**Brief**
Copy from the first line below down to and including the line with "type Triple = [number, number, number];". Skip the pictures.
— Begin Stored data —
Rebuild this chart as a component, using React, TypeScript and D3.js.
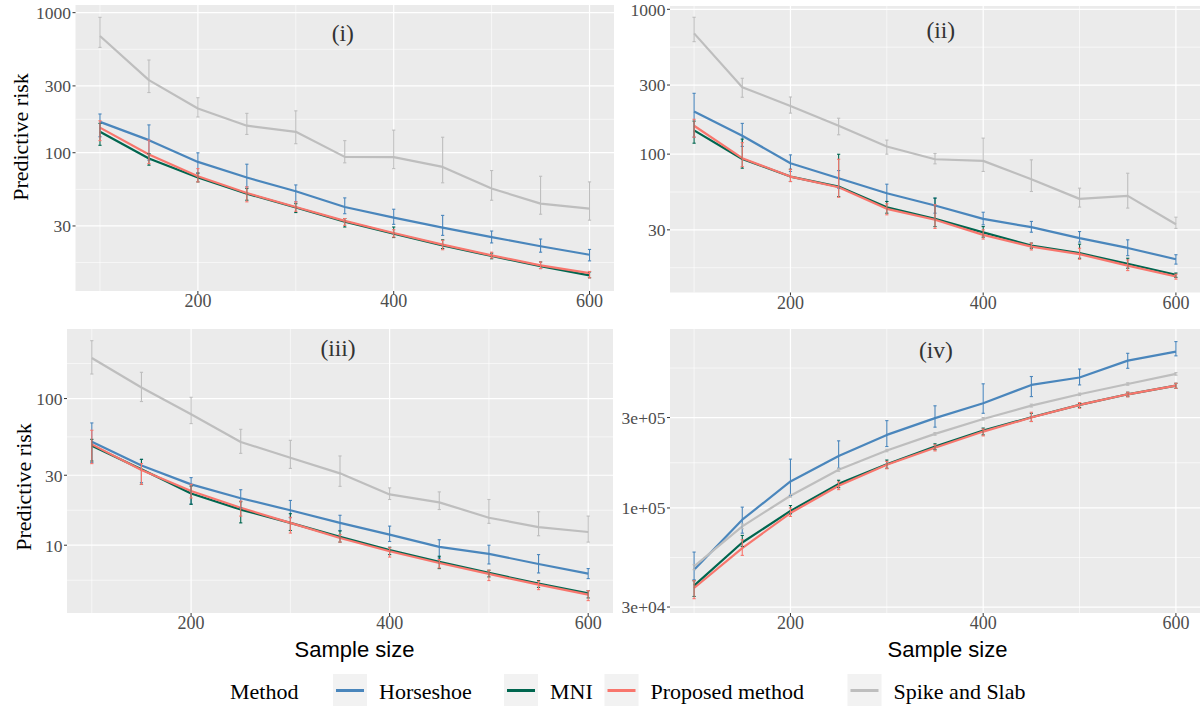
import React from 'react';
import * as d3 from 'd3';

type Triple = [number, number, number]; // [mean, lower, upper]

const sampleSizes = [100, 150, 200, 250, 300, 350, 400, 450, 500, 550, 600];
const methods = ['Horseshoe', 'MNI', 'Proposed method', 'Spike and Slab'];
const methodColors = ['#4A86BC', '#00664F', '#F8766D', '#BEBEBE'];
const xMajorTicks = [200, 400, 600];
const xMinorTicks = [100, 300, 500];

// Panel (i)
const p1Horseshoe: Triple[] = [[166, 130, 189], [123, 88.5, 158], [86, 71, 99.8], [66.5, 57, 82.8], [53.1, 44.6, 58.9], [41, 36.7, 47.6], [34.4, 30.8, 39.5], [29.2, 25.7, 35.7], [25, 22.7, 27.6], [21.5, 19.5, 24.2], [18.7, 16.9, 20.4]];
const p1MNI: Triple[] = [[141, 113, 162], [91, 81.5, 98.6], [66.5, 61.9, 71.8], [51, 45.8, 55.5], [40.6, 37.4, 43.3], [32.2, 29.5, 33.9], [26.4, 24.8, 29.5], [21.8, 20.7, 23.9], [18.3, 17.5, 19.2], [15.5, 14.9, 16.6], [13.3, 12.8, 14.1]];
const p1Proposed: Triple[] = [[151, 122, 169], [97, 83.7, 123], [67.9, 61.9, 77], [51.6, 44.6, 57], [41, 38.2, 44.6], [32.6, 30.3, 33.9], [26.7, 25, 28.2], [22.1, 20.3, 23.7], [18.5, 17.7, 19.5], [15.7, 14.9, 16.6], [13.8, 12.8, 14.2]];
const p1Spike: Triple[] = [[681, 565, 926], [330, 269, 459], [207, 180, 247], [156, 135, 191], [141, 116, 199], [93.4, 84.7, 122], [93, 77, 145], [79.2, 61, 129], [55.5, 45.8, 74.6], [43.3, 36.4, 67.9], [39.9, 33, 61.9]];

// Panel (ii)
const p2Horseshoe: Triple[] = [[197, 131, 263], [134, 113, 163], [86.5, 75.9, 98.8], [68.2, 58.2, 77], [53.7, 47.1, 62], [44.2, 39.1, 49.7], [35.7, 32.5, 39.7], [31.3, 28.9, 34.3], [26.3, 24.7, 29.2], [22.5, 19.9, 25.6], [18.8, 17.4, 20.2]];
const p2MNI: Triple[] = [[146, 119, 169], [92.6, 80, 127], [70, 64.7, 78.6], [59.7, 50.9, 99.8], [43, 39.1, 47.1], [35.7, 31.6, 49.7], [28.8, 26.7, 31.6], [23.4, 22.4, 24.3], [20.7, 19.1, 23.9], [17.5, 16.3, 19.1], [14.7, 14.1, 15.1]];
const p2Proposed: Triple[] = [[157, 131, 174], [93.8, 82, 120], [70, 64.7, 78.6], [59.1, 50.4, 92.2], [41.9, 38.1, 45.4], [35.2, 30.7, 44.7], [27.7, 25.9, 30], [23, 21.8, 24.3], [20.4, 18.8, 22.4], [17, 15.7, 18.6], [14.3, 13.7, 14.8]];
const p2Spike: Triple[] = [[682, 598, 881], [290, 247, 334], [215, 192, 248], [157, 136, 177], [113, 100, 125], [92.2, 85.7, 101], [89.8, 75.9, 129], [67.1, 55.2, 91.3], [49.1, 43.1, 58.2], [51.5, 42.4, 73.8], [32.8, 30.7, 36.7]];

// Panel (iii)
const p3Horseshoe: Triple[] = [[50.8, 36.6, 68.2], [35, 26.7, 38.5], [26, 19.1, 28.9], [20.9, 18, 23.9], [17.3, 15.4, 20.2], [14.2, 12.6, 16], [11.8, 10.6, 13.5], [9.75, 8.18, 10.9], [8.73, 7.45, 10], [7.45, 6.47, 8.63], [6.4, 5.92, 6.93]];
const p3MNI: Triple[] = [[47.6, 37.5, 52.7], [32.9, 26, 38.5], [22.5, 19, 25.3], [17.5, 14.2, 19.8], [14.2, 12.6, 16.4], [11.4, 10.5, 12.5], [9.25, 8.63, 9.69], [7.69, 6.93, 8.41], [6.47, 6.08, 6.75], [5.47, 5.16, 5.74], [4.7, 4.37, 4.9]];
const p3Proposed: Triple[] = [[48.7, 36, 60.8], [32.6, 26, 36], [23.4, 21, 26], [18, 15.8, 20], [14.2, 12.1, 15.5], [11.2, 10.5, 11.8], [9.1, 8.3, 9.6], [7.57, 7, 7.98], [6.37, 5.74, 6.75], [5.38, 4.98, 5.68], [4.6, 4.19, 4.9]];
const p3Spike: Triple[] = [[189, 147, 248], [119, 95.4, 151], [78.2, 67.5, 102], [50.6, 42.3, 61.7], [39.5, 33.4, 51.9], [30.9, 25.2, 40.6], [22.2, 20.5, 24.6], [19.6, 17.5, 23.1], [15.4, 14.1, 20.5], [13.3, 11.6, 16.9], [12.3, 10.5, 15.8]];

// Panel (iv)
const p4Horseshoe: Triple[] = [[47200, 41800, 58500], [86700, 73600, 101000], [138000, 116000, 181000], [188000, 162000, 226000], [243000, 211000, 289000], [298000, 267000, 346000], [357000, 316000, 452000], [446000, 387000, 494000], [488000, 446000, 541000], [599000, 546000, 655000], [668000, 635000, 755000]];
const p4MNI: Triple[] = [[38900, 34100, 41300], [65700, 62600, 71600], [96500, 93100, 103000], [134000, 128000, 140000], [170000, 162000, 179000], [211000, 203000, 218000], [256000, 243000, 264000], [301000, 286000, 316000], [350000, 339000, 357000], [398000, 387000, 408000], [442000, 428000, 455000]];
const p4Proposed: Triple[] = [[37800, 33200, 41300], [61400, 56200, 67900], [94000, 90200, 100000], [131000, 125000, 137000], [169000, 161000, 176000], [208000, 200000, 215000], [253000, 240000, 261000], [300000, 286000, 320000], [350000, 336000, 360000], [398000, 386000, 408000], [442000, 428000, 455000]];
const p4Spike: Triple[] = [[49200, 47200, 50200], [80000, 77700, 82300], [116000, 114000, 118000], [159000, 156000, 162000], [201000, 198000, 204000], [246000, 242000, 250000], [295000, 291000, 300000], [347000, 341000, 353000], [398000, 392000, 404000], [451000, 444000, 458000], [510000, 502000, 518000]];

const p1YTicks = [30, 100, 300, 1000];
const p2YTicks = [30, 100, 300, 1000];
const p3YTicks = [10, 30, 100];
const p4YTicks = [30000, 100000, 300000];

const SERIF = '"Liberation Serif", "Times New Roman", serif';
const SANS = '"Liberation Sans", Arial, sans-serif';

const sciFmt = (v: number) => {
  const e = Math.floor(Math.log10(v) + 1e-9);
  const m = Math.round(v / Math.pow(10, e));
  return `${m}e+${String(e).padStart(2, '0')}`;
};

interface PanelCfg {
  x0: number; x1: number; y0: number; y1: number;
  yMin: number; yMax: number;
  ticks: number[];
  fmt: (v: number) => string;
  series: Triple[][];
  title: string; titleX: number; titleY: number;
  yTitle?: { x: number; y: number };
  xTitle?: { x: number; y: number };
}

const panels: PanelCfg[] = [
  { x0: 75.5, x1: 614, y0: 5, y1: 291, yMin: 10.3, yMax: 1134, ticks: p1YTicks, fmt: (v) => String(v),
    series: [p1Horseshoe, p1MNI, p1Proposed, p1Spike], title: '(i)', titleX: 348, titleY: 41,
    yTitle: { x: 27.5, y: 137 } },
  { x0: 670, x1: 1200, y0: 6, y1: 292.5, yMin: 11.08, yMax: 1054, ticks: p2YTicks, fmt: (v) => String(v),
    series: [p2Horseshoe, p2MNI, p2Proposed, p2Spike], title: '(ii)', titleX: 356, titleY: 37.5 },
  { x0: 67, x1: 613, y0: 329, y1: 613, yMin: 3.45, yMax: 298, ticks: p3YTicks, fmt: (v) => String(v),
    series: [p3Horseshoe, p3MNI, p3Proposed, p3Spike], title: '(iii)', titleX: 348, titleY: 356,
    yTitle: { x: 30.5, y: 487 }, xTitle: { x: 354.5, y: 657 } },
  { x0: 670, x1: 1200, y0: 329, y1: 613, yMin: 27900, yMax: 880000, ticks: p4YTicks, fmt: sciFmt,
    series: [p4Horseshoe, p4MNI, p4Proposed, p4Spike], title: '(iv)', titleX: 351, titleY: 357.5,
    xTitle: { x: 947.5, y: 657 } },
];

function minorBreaks(majorsLog: number[], lo: number, hi: number): number[] {
  let b = majorsLog.slice();
  const bd = b[1] - b[0];
  if (lo < b[0]) b = [b[0] - bd, ...b];
  if (hi > b[b.length - 1]) b = [...b, b[b.length - 1] + bd];
  const out: number[] = [];
  for (let i = 0; i < b.length - 1; i++) out.push((b[i] + b[i + 1]) / 2);
  return out.filter((v) => v >= lo && v <= hi);
}

function Panel({ cfg }: { cfg: PanelCfg }) {
  const x = d3.scaleLinear().domain([75, 625]).range([cfg.x0, cfg.x1]);
  const y = d3.scaleLog().domain([cfg.yMin, cfg.yMax]).range([cfg.y1, cfg.y0]);
  const majorsLog = cfg.ticks.map((t) => Math.log10(t));
  const minors = minorBreaks(majorsLog, Math.log10(cfg.yMin), Math.log10(cfg.yMax)).map((l) => Math.pow(10, l));
  const line = d3.line<Triple>().x((_, i) => x(sampleSizes[i])).y((d) => y(d[0]));
  const cap = 1.6;
  return (
    <g>
      <rect x={cfg.x0} y={cfg.y0} width={cfg.x1 - cfg.x0} height={cfg.y1 - cfg.y0} fill="#EBEBEB" />
      {minors.map((v, i) => (
        <line key={'ym' + i} x1={cfg.x0} x2={cfg.x1} y1={y(v)} y2={y(v)} stroke="#fff" strokeWidth={0.6} />
      ))}
      {xMinorTicks.map((v, i) => (
        <line key={'xm' + i} x1={x(v)} x2={x(v)} y1={cfg.y0} y2={cfg.y1} stroke="#fff" strokeWidth={0.6} />
      ))}
      {cfg.ticks.map((v, i) => (
        <line key={'yM' + i} x1={cfg.x0} x2={cfg.x1} y1={y(v)} y2={y(v)} stroke="#fff" strokeWidth={1.2} />
      ))}
      {xMajorTicks.map((v, i) => (
        <line key={'xM' + i} x1={x(v)} x2={x(v)} y1={cfg.y0} y2={cfg.y1} stroke="#fff" strokeWidth={1.2} />
      ))}
      {cfg.series.map((s, k) => (
        <path key={'l' + k} d={line(s) || ''} fill="none" stroke={methodColors[k]} strokeWidth={2.2} strokeLinejoin="round" />
      ))}
      {cfg.series.map((s, k) => (
        <g key={'e' + k} stroke={methodColors[k]} strokeWidth={1.1} fill="none">
          {s.map((d, i) => {
            const cx = x(sampleSizes[i]);
            return (
              <g key={i}>
                <line x1={cx} x2={cx} y1={y(d[1])} y2={y(d[2])} />
                <line x1={cx - cap} x2={cx + cap} y1={y(d[1])} y2={y(d[1])} />
                <line x1={cx - cap} x2={cx + cap} y1={y(d[2])} y2={y(d[2])} />
              </g>
            );
          })}
        </g>
      ))}
      {cfg.ticks.map((v, i) => (
        <g key={'yt' + i}>
          <line x1={cfg.x0 - 3} x2={cfg.x0} y1={y(v)} y2={y(v)} stroke="#333" strokeWidth={1} />
          <text x={cfg.x0 - 4.5} y={y(v)} dy="0.36em" textAnchor="end" fontFamily={SERIF} fontSize={17.5} fill="#4D4D4D">
            {cfg.fmt(v)}
          </text>
        </g>
      ))}
      {xMajorTicks.map((v, i) => (
        <g key={'xt' + i}>
          <line x1={x(v)} x2={x(v)} y1={cfg.y1} y2={cfg.y1 + 3} stroke="#333" strokeWidth={1} />
          <text x={x(v)} y={cfg.y1 + 16} textAnchor="middle" fontFamily={SERIF} fontSize={18} fill="#4D4D4D">
            {v}
          </text>
        </g>
      ))}
      <text x={x(cfg.titleX)} y={cfg.titleY} textAnchor="middle" fontFamily={SERIF} fontSize={23.5} fill="#333">
        {cfg.title}
      </text>
      {cfg.yTitle && (
        <text transform={`translate(${cfg.yTitle.x},${cfg.yTitle.y}) rotate(-90)`} textAnchor="middle" fontFamily={SERIF} fontSize={22} fill="#000">
          Predictive risk
        </text>
      )}
      {cfg.xTitle && (
        <text x={cfg.xTitle.x} y={cfg.xTitle.y} textAnchor="middle" fontFamily={SANS} fontSize={22} fill="#000">
          Sample size
        </text>
      )}
    </g>
  );
}

const legendKeyX = [333, 504, 604.5, 847.5];

function Legend() {
  return (
    <g>
      <text x={230} y={699} fontFamily={SERIF} fontSize={22} fill="#000">Method</text>
      {methods.map((m, i) => (
        <g key={m}>
          <rect x={legendKeyX[i]} y={674} width={34} height={33} fill="#F2F2F2" />
          <line x1={legendKeyX[i] + 3} x2={legendKeyX[i] + 31} y1={690.5} y2={690.5} stroke={methodColors[i]} strokeWidth={3} />
          <text x={legendKeyX[i] + 46} y={699} fontFamily={SERIF} fontSize={22} fill="#000">{m}</text>
        </g>
      ))}
    </g>
  );
}

export default function App() {
  return (
    <svg width={1203} height={706} style={{ position: 'absolute', left: 0, top: 0, background: '#fff' }}>
      <rect x={0} y={0} width={1203} height={706} fill="#fff" />
      {panels.map((p, i) => (
        <Panel key={i} cfg={p} />
      ))}
      <Legend />
    </svg>
  );
}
— End Stored data —
**Completed task**
Rebuild this chart as a component, using React, TypeScript and D3.js.
import React from 'react';
import * as d3 from 'd3';

type Triple = [number, number, number]; // [mean, lower, upper]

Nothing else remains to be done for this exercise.